Key Performance Indicators in the Railroad Industry

Key Performance Indicator

There are six Class 1 Railways traded in the US market. If you look at each railway’s respective annual and quarterly filings, all of them report certain key performance indicators (KPIs).

There are four key performance indicators. The first three are incrementally more valuable. Of the four, revenue ton miles is the most important as it identifies the actual volume moved during that period of time. Only three of the six publicly traded railroad stocks report this information weekly. The remaining three only report the total annual amount in the yearly financial report. Since sales are an instrumental value with evaluating a railroad company (costs of operations, variable costs, are easy to determine and fixed costs are stable), it is a simple algorithm to determine profitability from those sales. Thus, revenue ton miles is the highest weighted value of all four key performance indicators. I believe revenue ton miles should be weighted more than 70% of all four key performance indicators.
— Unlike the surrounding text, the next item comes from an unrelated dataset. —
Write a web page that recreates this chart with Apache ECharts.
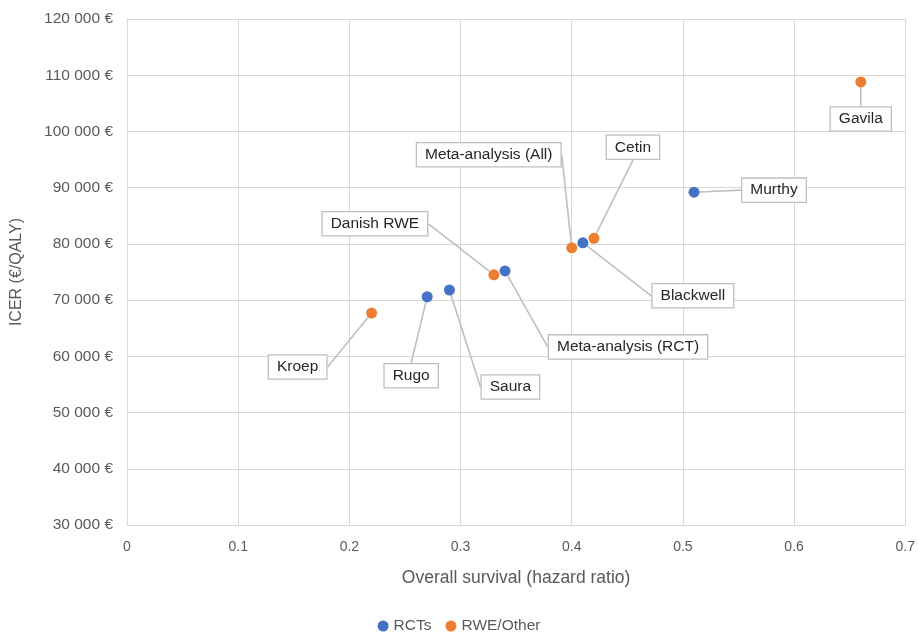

Next, the number of carloads moved that week validates revenue ton miles due to the high correlation of the two metrics. Two of the six railroads (CSX and Norfolk Southern) do not report carloads; they use a variant called ‘Cars Online’ which includes all cars whether they are sitting at a terminal, or not being used at all. It isn’t the same as carloads. A third and important metric is velocity. Velocity is important, but only if the velocity trends poorly over a long period of time (more than 4 weeks). Other than that, velocity doesn’t impact the ability to forecast profitability due to the many variables involved.

The last metric is called dwell time. This one doesn’t really assist in forecasting profitability either. It is an efficiency measurement and I would only be concerned if it trends higher over very long periods of time (more than eight or nine weeks).

Overall, give a lot of credence to revenue ton miles, then carloads. The remaining two key performance indicators do not have a good correlation to profitability unless their results are poor over an extended period of time.